И вот через 5–6 недель забеременела. Тетушки ходят радостные, в церковь сделали пожертвование. А племянница рада-радешенька, что не выпороли еще раз. Мужу она не сказала, что высекли.
Только у нас в России еще это возможно, замечает Розанов и развивает идеи родового, семейного, чресленного начала, зародившиеся у него в те первые годы жизни в Петербурге: „Я много раз замечал, — острым глазком „со стороны“, — что при всех „нравах“ русские бабы имеют нечто классическое в себе и не дадут шагу перед собою ни гречанкам, ни римлянкам, ни еврейкам. „Брюхо есть брюхо, и ты это понимай“. А „понимание“ состоит в том, что не без причины же и не без воли и Предвидения-Провидения Вседержитель дал груди женщине, живот и все чудное устроение в нем для детородия и детопитания. И окружил все это инстинктами, как бы духовной атмосферой около „видимой земли“: инстинкт — „мой“, да и не только — а вот, например, даже „теток“ старых. Все — одно к одному, березка к березке, и выходит целый „лес“ связанностей. Чудно и великолепно. „Ты — не хочешь. Тогда мы — хотим“. Нудим. Толкаем. Даем в церковь пожертвованье, маним — „оставим наследство“. Есть тайная радость чресл (как я давно писал) у всего круга родства — к беременности каждой в роде. Ведь ожидают, разевают рот, как птенчики в МИРОВОМ ГНЕЗДЕ (мир есть гнездо), с этим: дай! дай! дай! — роди! беременей, зачинай!.. И шумит наш русский лес. Не хуже библейского, не меньше библейского“[218].

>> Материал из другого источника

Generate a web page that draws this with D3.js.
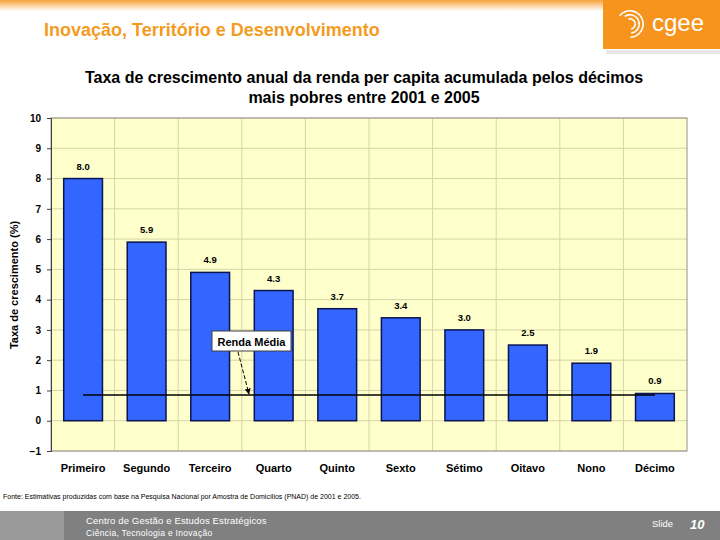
<!DOCTYPE html>
<meta charset="utf-8">
<style>
body { margin: 0; background: #fff; }
svg { font-family: "Liberation Sans", Arial, sans-serif; display: block; }
</style>
<svg width="720" height="540"></svg>
<script src="https://d3js.org/d3.v7.min.js"></script>
<script>

// dados do gráfico
var categorias = ["Primeiro", "Segundo", "Terceiro", "Quarto", "Quinto", "Sexto", "Sétimo", "Oitavo", "Nono", "Décimo"];
var taxas = [8.0, 5.9, 4.9, 4.3, 3.7, 3.4, 3.0, 2.5, 1.9, 0.9];
var rendaMedia = [0.85];
var ticksY = [-1, 0, 1, 2, 3, 4, 5, 6, 7, 8, 9, 10];

var svg = d3.select("svg"),
    width = +svg.attr("width"),
    height = +svg.attr("height");

var defs = svg.append("defs");

// faixa laranja do topo
var grad = defs.append("linearGradient").attr("id", "topo")
    .attr("x1", 0).attr("y1", 0).attr("x2", 0).attr("y2", 1);
grad.append("stop").attr("offset", "0%").attr("stop-color", "#f8a23c");
grad.append("stop").attr("offset", "100%").attr("stop-color", "#ffffff");
svg.append("rect").attr("x", 0).attr("y", 0).attr("width", width).attr("height", 11)
    .attr("fill", "url(#topo)");

svg.append("text")
    .attr("x", 44).attr("y", 36)
    .attr("fill", "#f39c1f")
    .style("font-size", "18px").style("font-weight", "bold")
    .text("Inovação, Território e Desenvolvimento");

// logo cgee
svg.append("rect").attr("x", 606).attr("y", 50).attr("width", 114).attr("height", 4).attr("fill", "#e8e8e8");
svg.append("rect").attr("x", 603).attr("y", 0).attr("width", 117).attr("height", 49).attr("fill", "#f7941d");
var logo = svg.append("g").attr("transform", "translate(630,24)");
[6, 10, 14].forEach(function(r, i) {
  logo.append("path")
      .attr("d", d3.arc().innerRadius(r - 1.6).outerRadius(r).startAngle(-0.3 - i * 0.3).endAngle(2.9 + i * 0.1)())
      .attr("fill", "#fff");
});
svg.append("text").attr("x", 652).attr("y", 31).attr("fill", "#fff")
    .style("font-size", "24px").text("cgee");

// título do gráfico
var titulo = svg.append("text").attr("text-anchor", "middle")
    .style("font-size", "16px").style("font-weight", "bold").attr("fill", "#000");
titulo.append("tspan").attr("x", 364).attr("y", 83).text("Taxa de crescimento anual da renda per capita acumulada pelos décimos");
titulo.append("tspan").attr("x", 364).attr("y", 103).text("mais pobres entre 2001 e 2005");

// área do gráfico
var margin = { left: 51, right: 687, top: 118, bottom: 451 };

var x = d3.scaleBand()
    .domain(categorias)
    .range([margin.left, margin.right])
    .paddingInner(0.39).paddingOuter(0.2);

var y = d3.scaleLinear()
    .domain([-1, 10])
    .range([margin.bottom, margin.top]);

svg.append("rect")
    .attr("x", margin.left).attr("y", margin.top)
    .attr("width", margin.right - margin.left).attr("height", margin.bottom - margin.top)
    .attr("fill", "#ffffcc");

// grade horizontal
svg.append("g").selectAll("line")
    .data(ticksY)
    .enter().append("line")
    .attr("x1", margin.left).attr("x2", margin.right)
    .attr("y1", function(d) { return y(d); }).attr("y2", function(d) { return y(d); })
    .attr("stroke", "#d4d4a8").attr("stroke-width", 1);

// grade vertical nas divisões das categorias
svg.append("g").selectAll("line")
    .data(d3.range(1, categorias.length))
    .enter().append("line")
    .attr("x1", function(d) { return margin.left + d * (margin.right - margin.left) / categorias.length; })
    .attr("x2", function(d) { return margin.left + d * (margin.right - margin.left) / categorias.length; })
    .attr("y1", margin.top).attr("y2", margin.bottom)
    .attr("stroke", "#d4d4a8").attr("stroke-width", 1);

svg.append("rect")
    .attr("x", margin.left).attr("y", margin.top)
    .attr("width", margin.right - margin.left).attr("height", margin.bottom - margin.top)
    .attr("fill", "none").attr("stroke", "#909090").attr("stroke-width", 1);

// eixo y
var eixoY = svg.append("g")
    .attr("transform", "translate(" + margin.left + ",0)")
    .call(d3.axisLeft(y).tickValues(ticksY).tickFormat(d3.format("d")).tickSize(4).tickPadding(6));
eixoY.select(".domain").attr("stroke", "#404040");
eixoY.selectAll(".tick line").attr("stroke", "#404040");
eixoY.selectAll("text").style("font-size", "10px").style("font-weight", "bold")
    .style("font-family", "Liberation Sans, Arial, sans-serif").attr("fill", "#000");

svg.append("text")
    .attr("transform", "translate(18,285) rotate(-90)")
    .attr("text-anchor", "middle")
    .style("font-size", "11px").style("font-weight", "bold")
    .text("Taxa de crescimento (%)");

// rótulos do eixo x
svg.append("g").selectAll("text")
    .data(categorias)
    .enter().append("text")
    .attr("x", function(d) { return x(d) + x.bandwidth() / 2; })
    .attr("y", 472)
    .attr("text-anchor", "middle")
    .style("font-size", "11px").style("font-weight", "bold")
    .text(function(d) { return d; });

// barras
svg.append("g").selectAll("rect")
    .data(taxas)
    .enter().append("rect")
    .attr("x", function(d, i) { return x(categorias[i]); })
    .attr("y", function(d) { return y(d); })
    .attr("width", x.bandwidth())
    .attr("height", function(d) { return y(0) - y(d); })
    .attr("fill", "#3366ff")
    .attr("stroke", "#0a1450").attr("stroke-width", 1.5);

// valores
svg.append("g").selectAll("text")
    .data(taxas)
    .enter().append("text")
    .attr("x", function(d, i) { return x(categorias[i]) + x.bandwidth() / 2; })
    .attr("y", function(d) { return y(d) - 9; })
    .attr("text-anchor", "middle")
    .style("font-size", "9.5px").style("font-weight", "bold")
    .text(function(d) { return d3.format(".1f")(d); });

// linha da renda média
var primeiro = categorias[0], ultimo = categorias[categorias.length - 1];
svg.append("line")
    .attr("x1", x(primeiro) + x.bandwidth() / 2)
    .attr("x2", x(ultimo) + x.bandwidth() / 2)
    .attr("y1", y(rendaMedia[0])).attr("y2", y(rendaMedia[0]))
    .attr("stroke", "#000").attr("stroke-width", 1.5);

// anotação "Renda Média"
defs.append("marker").attr("id", "seta")
    .attr("viewBox", "0 0 10 10").attr("refX", 9).attr("refY", 5)
    .attr("markerWidth", 6).attr("markerHeight", 6).attr("orient", "auto")
  .append("path").attr("d", "M0,0L10,5L0,10z").attr("fill", "#000");

svg.append("line")
    .attr("x1", 238).attr("y1", 352)
    .attr("x2", 249).attr("y2", y(rendaMedia[0]) - 1)
    .attr("stroke", "#000").attr("stroke-width", 1)
    .attr("stroke-dasharray", "4,2")
    .attr("marker-end", "url(#seta)");

svg.append("rect").attr("x", 212).attr("y", 331).attr("width", 79).attr("height", 20)
    .attr("fill", "#fff").attr("stroke", "#404040").attr("stroke-width", 1);
svg.append("text").attr("x", 251.5).attr("y", 345.5).attr("text-anchor", "middle")
    .style("font-size", "11px").style("font-weight", "bold").text("Renda Média");

// fonte
svg.append("text").attr("x", 3).attr("y", 499)
    .style("font-size", "7px").attr("fill", "#000")
    .text("Fonte: Estimativas produzidas com base na Pesquisa Nacional por Amostra de Domicílios (PNAD) de 2001 e 2005.");

// rodapé
svg.append("rect").attr("x", 0).attr("y", 511).attr("width", width).attr("height", 29).attr("fill", "#808080");
svg.append("rect").attr("x", 0).attr("y", 511).attr("width", 64).attr("height", 29).attr("fill", "#9a9a9a");
svg.append("text").attr("x", 86).attr("y", 524).attr("fill", "#fff")
    .style("font-size", "9.5px").style("letter-spacing", "0.15px").text("Centro de Gestão e Estudos Estratégicos");
svg.append("text").attr("x", 86).attr("y", 536).attr("fill", "#fff")
    .style("font-size", "8.5px").style("letter-spacing", "0.3px").text("Ciência, Tecnologia e Inovação");
svg.append("text").attr("x", 652).attr("y", 527).attr("fill", "#fff")
    .style("font-size", "9.5px").text("Slide");
svg.append("text").attr("x", 690).attr("y", 529).attr("fill", "#fff")
    .style("font-size", "13px").style("font-weight", "bold").style("font-style", "italic").text("10");

</script>
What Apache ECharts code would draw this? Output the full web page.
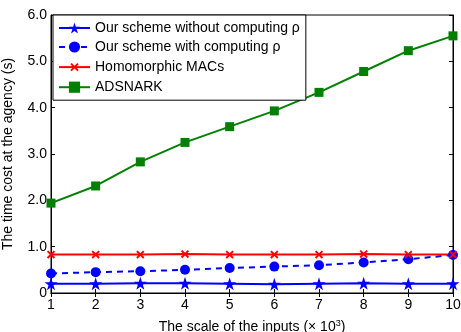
<!DOCTYPE html>
<html>
<head>
<meta charset="utf-8">
<script src="https://cdn.jsdelivr.net/npm/echarts@6/dist/echarts.min.js"></script>
<style>
  html, body { margin: 0; padding: 0; background: #fff; }
  #chart { width: 461px; height: 332px; }
</style>
</head>
<body>
<div id="chart"></div>
<script>
// Input scale (x 10^3)
const scales = [1, 2, 3, 4, 5, 6, 7, 8, 9, 10];
// Time cost at the agency (s)
const withoutRho = [0.20, 0.20, 0.21, 0.21, 0.20, 0.19, 0.20, 0.21, 0.20, 0.20];
const withRho = [0.42, 0.45, 0.47, 0.50, 0.54, 0.57, 0.60, 0.66, 0.73, 0.82];
const homomorphicMACs = [0.83, 0.83, 0.83, 0.84, 0.83, 0.83, 0.83, 0.84, 0.83, 0.83];
const adsnark = [1.94, 2.31, 2.83, 3.25, 3.59, 3.93, 4.33, 4.78, 5.23, 5.55];
const yTicks = [0, 1, 2, 3, 4, 5, 6];

const starPath = 'path://M50,0L61.8,35.3L100,35.3L69.1,57.1L80.9,92.4L50,70.6L19.1,92.4L30.9,57.1L0,35.3L38.2,35.3Z';
// Cross marker with empty margin so it stays small in the legend too
const crossPath = 'path://M-3,-3L-3,-3M13,13L13,13M0,0L10,10M10,0L0,10';

const font = 'Liberation Sans, Arial, sans-serif';
const chart = echarts.init(document.getElementById('chart'));

const pairs = arr => scales.map((s, i) => [s, arr[i]]);

chart.setOption({
  animation: false,
  textStyle: { fontFamily: font },
  grid: {
    left: 51, right: 8, top: 15, bottom: 39,
    containLabel: false, outerBoundsMode: 'none',
    show: true, borderColor: '#000', borderWidth: 1
  },
  legend: {
    left: 53, top: 15, orient: 'vertical',
    itemWidth: 31, itemHeight: 14, itemGap: 5,
    padding: [6, 6, 6, 5],
    borderColor: '#000', borderWidth: 1, backgroundColor: '#fff',
    textStyle: { fontSize: 14, color: '#000', fontFamily: font },
    data: ['Our scheme without computing ρ', 'Our scheme with computing ρ', 'Homomorphic MACs', 'ADSNARK']
  },
  xAxis: [{
    type: 'value', min: 1, max: 10, interval: 1,
    name: '{a|The scale of the inputs (× 10}{s|3}{a|)}',
    nameLocation: 'middle', nameGap: 26,
    nameTextStyle: { rich: {
      a: { fontSize: 14, color: '#000', fontFamily: font },
      s: { fontSize: 9, color: '#000', fontFamily: font, verticalAlign: 'top', padding: [0, 0, 7, 0] }
    } },
    axisLine: { lineStyle: { color: '#000' } },
    axisTick: { inside: true, length: 4, lineStyle: { color: '#000' } },
    axisLabel: { fontSize: 14, color: '#000', margin: 5 },
    splitLine: { show: false }
  }, {
    type: 'value', min: 1, max: 10, interval: 1, position: 'top',
    axisLine: { lineStyle: { color: '#000' } },
    axisTick: { inside: true, length: 4, lineStyle: { color: '#000' } },
    axisLabel: { show: false }, splitLine: { show: false }
  }],
  yAxis: [{
    type: 'value', min: yTicks[0], max: yTicks[yTicks.length - 1], interval: 1,
    name: 'The time cost at the agency (s)',
    nameLocation: 'middle', nameGap: 36,
    nameTextStyle: { fontSize: 14, color: '#000' },
    axisLine: { lineStyle: { color: '#000' } },
    axisTick: { inside: true, length: 4, lineStyle: { color: '#000' } },
    axisLabel: { fontSize: 14, color: '#000', margin: 4, formatter: v => v === 0 ? '0' : v.toFixed(1) },
    splitLine: { show: false }
  }, {
    type: 'value', min: yTicks[0], max: yTicks[yTicks.length - 1], interval: 1, position: 'right',
    axisLine: { lineStyle: { color: '#000' } },
    axisTick: { inside: true, length: 4, lineStyle: { color: '#000' } },
    axisLabel: { show: false }, splitLine: { show: false }
  }],
  series: [{
    name: 'Our scheme without computing ρ', type: 'line', data: pairs(withoutRho),
    symbol: starPath, symbolSize: 13, showAllSymbol: true,
    lineStyle: { color: '#0000ff', width: 2 }, itemStyle: { color: '#0000ff' }
  }, {
    name: 'Our scheme with computing ρ', type: 'line', data: pairs(withRho),
    symbol: 'circle', symbolSize: 10,
    lineStyle: { color: '#0000ff', width: 2, type: [6, 5] }, itemStyle: { color: '#0000ff' }
  }, {
    name: 'Homomorphic MACs', type: 'line', data: pairs(homomorphicMACs),
    symbol: crossPath, symbolSize: 11,
    lineStyle: { color: '#ff0000', width: 2 },
    itemStyle: { color: 'none', borderColor: '#ff0000', borderWidth: 2 }
  }, {
    name: 'ADSNARK', type: 'line', data: pairs(adsnark),
    symbol: 'rect', symbolSize: 9,
    lineStyle: { color: '#008000', width: 2 }, itemStyle: { color: '#008000' }
  }]
});
</script>
</body>
</html>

И припомнилась Василию Васильевичу его мысль о смысле брака: „Зала. Кружатся пары в вальсе. И вот эта — вся в кисее и газе, и сама — мечта. Спрашиваю:
— Правда ли, что „мужчине красота не нужна“?
— Вуй, — сказали ее глаза (oui, по-французски).
— Что же нужно? Положение в обществе, чины, знатность?..
— Да, это… очень не мешает.
— „Не мешает“ — мало. Может быть, ум?..
— Да. Без ума скучно. Нет беседы…
Она улыбнулась.
— Все „прилагательное“: но что же главное?
Сверкнув, она обожгла меня глазами. Но не ответила. И продолжала вальсировать. Я подумал: она требует от мужа высших и всеобщих условий счастья — здоровья, молодости и красоты. Чего, конечно, не дают ни чин, ни богатство, ни ум и образование.
— А что?!!
Она проговорила, все вальсируя:
— Глупый вопрошатель. Мне нужно от мужа то, чего спросил Бог от Авраама, заключая союз“[219] (то есть „неисчислимого потомства“)».
Служба в Государственном контроле на Мойке текла размеренно и занимала все дни недели, кроме воскресенья. Каждый день Василий Васильевич «брел» с Павловской через Тучков мост и Васильевский остров и через Дворцовый мост мимо Исаакиевского собора к Синему мосту, а ввечеру возвращался обратно. Когда же тут заниматься литературной работой?